#### [Challenge]
Copy from the first line below down to and including the line with "const meshN = 100;". Skip the pictures.

***

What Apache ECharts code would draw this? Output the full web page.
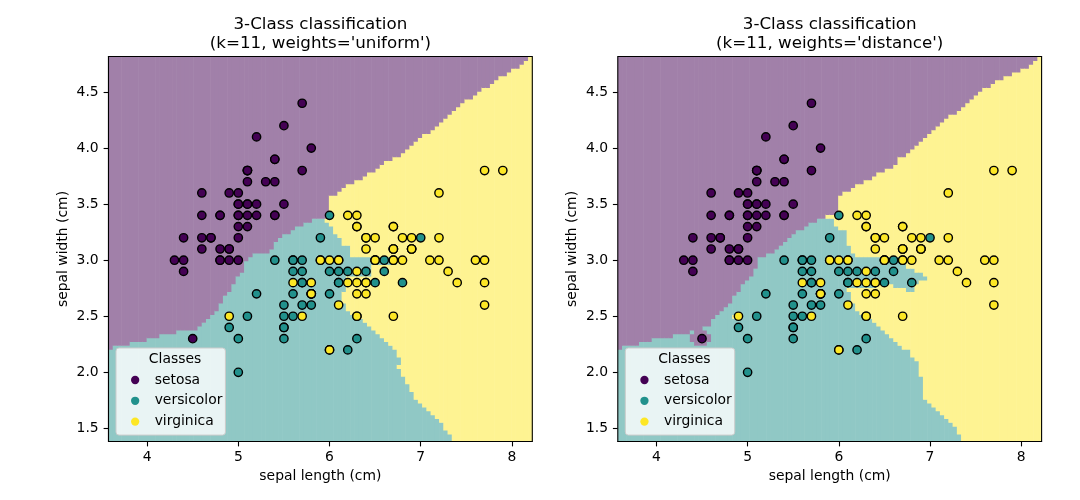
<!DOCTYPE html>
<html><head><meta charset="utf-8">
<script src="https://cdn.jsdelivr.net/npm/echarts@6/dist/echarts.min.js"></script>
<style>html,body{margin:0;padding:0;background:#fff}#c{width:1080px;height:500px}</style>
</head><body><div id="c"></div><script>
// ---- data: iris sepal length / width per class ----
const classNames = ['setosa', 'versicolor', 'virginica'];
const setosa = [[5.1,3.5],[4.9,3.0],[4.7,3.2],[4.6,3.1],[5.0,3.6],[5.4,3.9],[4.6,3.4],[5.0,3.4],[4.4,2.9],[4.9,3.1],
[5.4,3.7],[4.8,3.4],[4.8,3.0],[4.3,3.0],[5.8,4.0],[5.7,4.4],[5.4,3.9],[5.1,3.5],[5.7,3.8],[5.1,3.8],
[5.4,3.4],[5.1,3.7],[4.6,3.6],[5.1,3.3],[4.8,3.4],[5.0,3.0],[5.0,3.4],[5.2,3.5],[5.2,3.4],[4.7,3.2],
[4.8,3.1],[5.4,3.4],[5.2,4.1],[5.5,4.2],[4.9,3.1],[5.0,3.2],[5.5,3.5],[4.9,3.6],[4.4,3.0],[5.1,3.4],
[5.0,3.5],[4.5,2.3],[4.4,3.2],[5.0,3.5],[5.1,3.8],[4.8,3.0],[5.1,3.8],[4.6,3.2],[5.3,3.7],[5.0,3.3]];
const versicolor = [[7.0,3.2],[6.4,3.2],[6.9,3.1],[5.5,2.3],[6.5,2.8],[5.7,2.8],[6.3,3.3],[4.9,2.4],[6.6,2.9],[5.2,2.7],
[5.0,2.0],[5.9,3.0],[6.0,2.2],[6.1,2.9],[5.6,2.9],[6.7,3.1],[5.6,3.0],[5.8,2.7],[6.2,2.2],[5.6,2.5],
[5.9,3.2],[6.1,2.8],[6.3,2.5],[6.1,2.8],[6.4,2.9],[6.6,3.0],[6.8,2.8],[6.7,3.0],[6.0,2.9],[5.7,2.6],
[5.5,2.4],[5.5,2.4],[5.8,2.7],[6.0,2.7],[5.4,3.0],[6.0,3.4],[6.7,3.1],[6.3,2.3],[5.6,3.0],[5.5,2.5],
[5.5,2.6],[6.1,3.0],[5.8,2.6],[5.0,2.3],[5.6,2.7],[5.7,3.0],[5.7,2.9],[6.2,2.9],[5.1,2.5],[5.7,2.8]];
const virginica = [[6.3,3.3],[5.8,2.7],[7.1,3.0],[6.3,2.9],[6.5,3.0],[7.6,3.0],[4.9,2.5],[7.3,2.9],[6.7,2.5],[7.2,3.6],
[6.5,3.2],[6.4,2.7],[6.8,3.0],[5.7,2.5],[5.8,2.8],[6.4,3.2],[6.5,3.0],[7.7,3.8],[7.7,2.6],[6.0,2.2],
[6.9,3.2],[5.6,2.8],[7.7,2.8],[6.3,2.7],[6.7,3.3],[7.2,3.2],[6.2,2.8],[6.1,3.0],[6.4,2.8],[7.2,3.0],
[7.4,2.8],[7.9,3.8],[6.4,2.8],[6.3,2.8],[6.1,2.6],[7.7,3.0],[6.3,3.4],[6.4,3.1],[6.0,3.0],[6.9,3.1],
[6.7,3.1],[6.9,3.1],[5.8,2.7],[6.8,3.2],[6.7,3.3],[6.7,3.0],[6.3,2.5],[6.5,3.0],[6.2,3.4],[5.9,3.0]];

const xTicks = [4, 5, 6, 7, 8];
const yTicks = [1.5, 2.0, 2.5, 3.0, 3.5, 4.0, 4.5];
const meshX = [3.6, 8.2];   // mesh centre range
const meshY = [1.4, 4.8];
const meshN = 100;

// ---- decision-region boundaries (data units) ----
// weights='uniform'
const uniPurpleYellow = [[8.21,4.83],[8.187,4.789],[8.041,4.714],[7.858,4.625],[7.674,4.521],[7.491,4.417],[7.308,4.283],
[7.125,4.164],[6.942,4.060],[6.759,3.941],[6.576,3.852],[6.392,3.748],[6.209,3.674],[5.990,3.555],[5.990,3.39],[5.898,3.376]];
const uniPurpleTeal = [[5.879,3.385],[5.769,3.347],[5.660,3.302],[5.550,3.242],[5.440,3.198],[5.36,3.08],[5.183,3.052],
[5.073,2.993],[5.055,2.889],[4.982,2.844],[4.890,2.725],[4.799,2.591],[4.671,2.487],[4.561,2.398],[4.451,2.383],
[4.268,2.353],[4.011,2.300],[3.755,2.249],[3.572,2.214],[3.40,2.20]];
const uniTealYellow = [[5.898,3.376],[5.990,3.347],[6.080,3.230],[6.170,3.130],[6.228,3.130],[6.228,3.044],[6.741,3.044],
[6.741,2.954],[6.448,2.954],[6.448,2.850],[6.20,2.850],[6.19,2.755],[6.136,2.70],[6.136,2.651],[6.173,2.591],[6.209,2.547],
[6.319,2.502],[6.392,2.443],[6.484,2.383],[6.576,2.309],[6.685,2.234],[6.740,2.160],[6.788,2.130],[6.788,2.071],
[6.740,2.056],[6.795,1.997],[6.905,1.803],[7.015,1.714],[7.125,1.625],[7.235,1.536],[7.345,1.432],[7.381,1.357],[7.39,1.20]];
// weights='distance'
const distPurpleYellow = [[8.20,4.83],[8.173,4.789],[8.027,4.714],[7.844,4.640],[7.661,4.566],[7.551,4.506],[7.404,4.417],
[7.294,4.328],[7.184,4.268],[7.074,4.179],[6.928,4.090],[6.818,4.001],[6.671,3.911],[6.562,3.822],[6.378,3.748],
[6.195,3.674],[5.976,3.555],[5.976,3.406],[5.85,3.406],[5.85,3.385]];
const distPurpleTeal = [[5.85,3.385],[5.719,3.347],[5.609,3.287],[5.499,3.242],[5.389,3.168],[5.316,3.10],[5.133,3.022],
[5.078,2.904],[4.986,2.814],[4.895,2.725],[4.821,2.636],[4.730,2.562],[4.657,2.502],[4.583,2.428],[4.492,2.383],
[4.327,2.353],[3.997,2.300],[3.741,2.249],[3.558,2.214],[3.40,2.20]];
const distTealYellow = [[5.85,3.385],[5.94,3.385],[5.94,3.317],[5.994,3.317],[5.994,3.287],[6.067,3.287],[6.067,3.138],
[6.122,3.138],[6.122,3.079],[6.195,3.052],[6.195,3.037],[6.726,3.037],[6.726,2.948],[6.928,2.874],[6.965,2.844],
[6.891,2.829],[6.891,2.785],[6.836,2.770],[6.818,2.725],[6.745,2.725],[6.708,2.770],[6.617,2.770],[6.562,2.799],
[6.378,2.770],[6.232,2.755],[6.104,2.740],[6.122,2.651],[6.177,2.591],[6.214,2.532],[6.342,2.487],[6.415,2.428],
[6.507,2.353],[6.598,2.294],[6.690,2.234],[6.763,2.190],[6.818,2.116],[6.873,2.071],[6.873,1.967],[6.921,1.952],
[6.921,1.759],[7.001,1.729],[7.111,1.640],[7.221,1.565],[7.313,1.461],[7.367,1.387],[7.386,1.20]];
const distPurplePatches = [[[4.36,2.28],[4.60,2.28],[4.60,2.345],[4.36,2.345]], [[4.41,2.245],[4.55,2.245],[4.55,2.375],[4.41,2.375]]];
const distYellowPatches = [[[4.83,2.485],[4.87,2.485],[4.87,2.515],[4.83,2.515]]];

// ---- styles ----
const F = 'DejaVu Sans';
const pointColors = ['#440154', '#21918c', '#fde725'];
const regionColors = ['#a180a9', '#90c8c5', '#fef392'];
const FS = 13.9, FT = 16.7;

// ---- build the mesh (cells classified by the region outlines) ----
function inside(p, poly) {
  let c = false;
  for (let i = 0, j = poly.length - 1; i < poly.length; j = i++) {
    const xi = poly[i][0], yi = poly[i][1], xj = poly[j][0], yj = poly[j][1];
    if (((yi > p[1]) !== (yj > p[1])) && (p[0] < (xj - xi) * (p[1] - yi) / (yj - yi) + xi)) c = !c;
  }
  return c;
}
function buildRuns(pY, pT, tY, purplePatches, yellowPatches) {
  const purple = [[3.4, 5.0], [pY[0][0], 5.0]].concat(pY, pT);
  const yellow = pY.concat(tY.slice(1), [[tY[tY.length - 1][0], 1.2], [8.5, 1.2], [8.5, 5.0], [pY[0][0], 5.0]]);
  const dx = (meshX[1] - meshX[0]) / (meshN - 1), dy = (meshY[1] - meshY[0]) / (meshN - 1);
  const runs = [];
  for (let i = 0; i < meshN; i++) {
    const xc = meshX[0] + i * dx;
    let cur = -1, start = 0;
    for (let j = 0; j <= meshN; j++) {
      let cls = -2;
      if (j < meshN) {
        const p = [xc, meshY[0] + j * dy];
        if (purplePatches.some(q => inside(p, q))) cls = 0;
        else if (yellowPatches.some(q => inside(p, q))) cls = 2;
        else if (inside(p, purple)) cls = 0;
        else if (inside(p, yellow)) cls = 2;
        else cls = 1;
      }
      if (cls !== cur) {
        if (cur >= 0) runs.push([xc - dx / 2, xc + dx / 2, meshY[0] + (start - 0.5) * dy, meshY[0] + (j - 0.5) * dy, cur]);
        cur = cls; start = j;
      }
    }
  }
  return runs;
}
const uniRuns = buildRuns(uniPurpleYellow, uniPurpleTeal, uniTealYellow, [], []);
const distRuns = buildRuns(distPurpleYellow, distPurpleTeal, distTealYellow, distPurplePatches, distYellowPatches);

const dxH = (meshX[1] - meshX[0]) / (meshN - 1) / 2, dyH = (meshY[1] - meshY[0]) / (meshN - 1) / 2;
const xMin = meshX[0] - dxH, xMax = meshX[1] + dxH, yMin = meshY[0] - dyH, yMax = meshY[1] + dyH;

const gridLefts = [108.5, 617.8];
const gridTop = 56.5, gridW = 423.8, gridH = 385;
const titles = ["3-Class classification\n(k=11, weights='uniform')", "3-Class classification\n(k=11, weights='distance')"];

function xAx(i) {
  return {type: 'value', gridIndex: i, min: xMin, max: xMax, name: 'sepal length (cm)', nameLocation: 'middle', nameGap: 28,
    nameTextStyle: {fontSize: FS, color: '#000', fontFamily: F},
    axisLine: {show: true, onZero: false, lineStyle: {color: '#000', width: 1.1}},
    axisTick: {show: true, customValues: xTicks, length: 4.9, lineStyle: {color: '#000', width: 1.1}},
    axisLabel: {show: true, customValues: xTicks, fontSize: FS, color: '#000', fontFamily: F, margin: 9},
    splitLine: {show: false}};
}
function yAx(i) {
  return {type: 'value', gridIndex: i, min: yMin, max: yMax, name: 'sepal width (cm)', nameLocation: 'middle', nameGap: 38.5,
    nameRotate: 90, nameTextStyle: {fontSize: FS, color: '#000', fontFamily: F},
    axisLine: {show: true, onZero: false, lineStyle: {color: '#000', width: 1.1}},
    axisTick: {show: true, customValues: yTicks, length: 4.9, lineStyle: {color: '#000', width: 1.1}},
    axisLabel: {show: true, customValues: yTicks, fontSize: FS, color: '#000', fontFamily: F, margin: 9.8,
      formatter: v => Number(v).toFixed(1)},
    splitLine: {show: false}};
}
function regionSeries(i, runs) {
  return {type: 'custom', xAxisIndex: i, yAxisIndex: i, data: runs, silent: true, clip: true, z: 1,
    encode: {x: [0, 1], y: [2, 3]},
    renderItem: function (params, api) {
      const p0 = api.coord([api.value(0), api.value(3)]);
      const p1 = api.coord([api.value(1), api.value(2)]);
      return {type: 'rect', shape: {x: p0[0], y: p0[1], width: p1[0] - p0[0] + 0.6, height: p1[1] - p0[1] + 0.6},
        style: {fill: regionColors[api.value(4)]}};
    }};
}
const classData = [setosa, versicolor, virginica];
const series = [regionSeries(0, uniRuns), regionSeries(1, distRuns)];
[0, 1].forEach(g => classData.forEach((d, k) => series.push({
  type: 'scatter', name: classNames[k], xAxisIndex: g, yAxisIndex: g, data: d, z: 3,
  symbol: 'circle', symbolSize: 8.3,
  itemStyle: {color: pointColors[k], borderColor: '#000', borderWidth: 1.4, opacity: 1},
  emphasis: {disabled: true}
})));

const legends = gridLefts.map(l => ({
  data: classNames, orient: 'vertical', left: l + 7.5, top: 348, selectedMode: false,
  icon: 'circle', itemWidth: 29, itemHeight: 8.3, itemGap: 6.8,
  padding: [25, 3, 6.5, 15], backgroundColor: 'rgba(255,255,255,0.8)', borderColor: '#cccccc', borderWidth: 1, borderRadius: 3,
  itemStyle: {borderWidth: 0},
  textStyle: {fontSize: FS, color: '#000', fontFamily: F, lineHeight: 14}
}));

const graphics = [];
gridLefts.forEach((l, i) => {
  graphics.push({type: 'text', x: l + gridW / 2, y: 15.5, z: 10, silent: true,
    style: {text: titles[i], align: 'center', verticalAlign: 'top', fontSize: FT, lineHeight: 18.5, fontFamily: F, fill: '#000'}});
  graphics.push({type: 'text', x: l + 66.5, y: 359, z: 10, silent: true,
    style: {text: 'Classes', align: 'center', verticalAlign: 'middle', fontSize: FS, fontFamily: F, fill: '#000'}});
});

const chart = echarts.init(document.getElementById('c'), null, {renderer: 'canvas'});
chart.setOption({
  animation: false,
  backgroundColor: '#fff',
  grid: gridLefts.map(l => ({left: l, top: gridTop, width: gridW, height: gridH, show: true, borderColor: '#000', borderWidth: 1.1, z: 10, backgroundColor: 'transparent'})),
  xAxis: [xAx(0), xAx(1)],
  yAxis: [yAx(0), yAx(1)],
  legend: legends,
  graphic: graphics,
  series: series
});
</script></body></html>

***

#### [Solution to the problem]
What Apache ECharts code would draw this? Output the full web page.
<!DOCTYPE html>
<html><head><meta charset="utf-8">
<script src="https://cdn.jsdelivr.net/npm/echarts@6/dist/echarts.min.js"></script>
<style>html,body{margin:0;padding:0;background:#fff}#c{width:1080px;height:500px}</style>
</head><body><div id="c"></div><script>
// ---- data: iris sepal length / width per class ----
const classNames = ['setosa', 'versicolor', 'virginica'];
const setosa = [[5.1,3.5],[4.9,3.0],[4.7,3.2],[4.6,3.1],[5.0,3.6],[5.4,3.9],[4.6,3.4],[5.0,3.4],[4.4,2.9],[4.9,3.1],
[5.4,3.7],[4.8,3.4],[4.8,3.0],[4.3,3.0],[5.8,4.0],[5.7,4.4],[5.4,3.9],[5.1,3.5],[5.7,3.8],[5.1,3.8],
[5.4,3.4],[5.1,3.7],[4.6,3.6],[5.1,3.3],[4.8,3.4],[5.0,3.0],[5.0,3.4],[5.2,3.5],[5.2,3.4],[4.7,3.2],
[4.8,3.1],[5.4,3.4],[5.2,4.1],[5.5,4.2],[4.9,3.1],[5.0,3.2],[5.5,3.5],[4.9,3.6],[4.4,3.0],[5.1,3.4],
[5.0,3.5],[4.5,2.3],[4.4,3.2],[5.0,3.5],[5.1,3.8],[4.8,3.0],[5.1,3.8],[4.6,3.2],[5.3,3.7],[5.0,3.3]];
const versicolor = [[7.0,3.2],[6.4,3.2],[6.9,3.1],[5.5,2.3],[6.5,2.8],[5.7,2.8],[6.3,3.3],[4.9,2.4],[6.6,2.9],[5.2,2.7],
[5.0,2.0],[5.9,3.0],[6.0,2.2],[6.1,2.9],[5.6,2.9],[6.7,3.1],[5.6,3.0],[5.8,2.7],[6.2,2.2],[5.6,2.5],
[5.9,3.2],[6.1,2.8],[6.3,2.5],[6.1,2.8],[6.4,2.9],[6.6,3.0],[6.8,2.8],[6.7,3.0],[6.0,2.9],[5.7,2.6],
[5.5,2.4],[5.5,2.4],[5.8,2.7],[6.0,2.7],[5.4,3.0],[6.0,3.4],[6.7,3.1],[6.3,2.3],[5.6,3.0],[5.5,2.5],
[5.5,2.6],[6.1,3.0],[5.8,2.6],[5.0,2.3],[5.6,2.7],[5.7,3.0],[5.7,2.9],[6.2,2.9],[5.1,2.5],[5.7,2.8]];
const virginica = [[6.3,3.3],[5.8,2.7],[7.1,3.0],[6.3,2.9],[6.5,3.0],[7.6,3.0],[4.9,2.5],[7.3,2.9],[6.7,2.5],[7.2,3.6],
[6.5,3.2],[6.4,2.7],[6.8,3.0],[5.7,2.5],[5.8,2.8],[6.4,3.2],[6.5,3.0],[7.7,3.8],[7.7,2.6],[6.0,2.2],
[6.9,3.2],[5.6,2.8],[7.7,2.8],[6.3,2.7],[6.7,3.3],[7.2,3.2],[6.2,2.8],[6.1,3.0],[6.4,2.8],[7.2,3.0],
[7.4,2.8],[7.9,3.8],[6.4,2.8],[6.3,2.8],[6.1,2.6],[7.7,3.0],[6.3,3.4],[6.4,3.1],[6.0,3.0],[6.9,3.1],
[6.7,3.1],[6.9,3.1],[5.8,2.7],[6.8,3.2],[6.7,3.3],[6.7,3.0],[6.3,2.5],[6.5,3.0],[6.2,3.4],[5.9,3.0]];

const xTicks = [4, 5, 6, 7, 8];
const yTicks = [1.5, 2.0, 2.5, 3.0, 3.5, 4.0, 4.5];
const meshX = [3.6, 8.2];   // mesh centre range
const meshY = [1.4, 4.8];
const meshN = 100;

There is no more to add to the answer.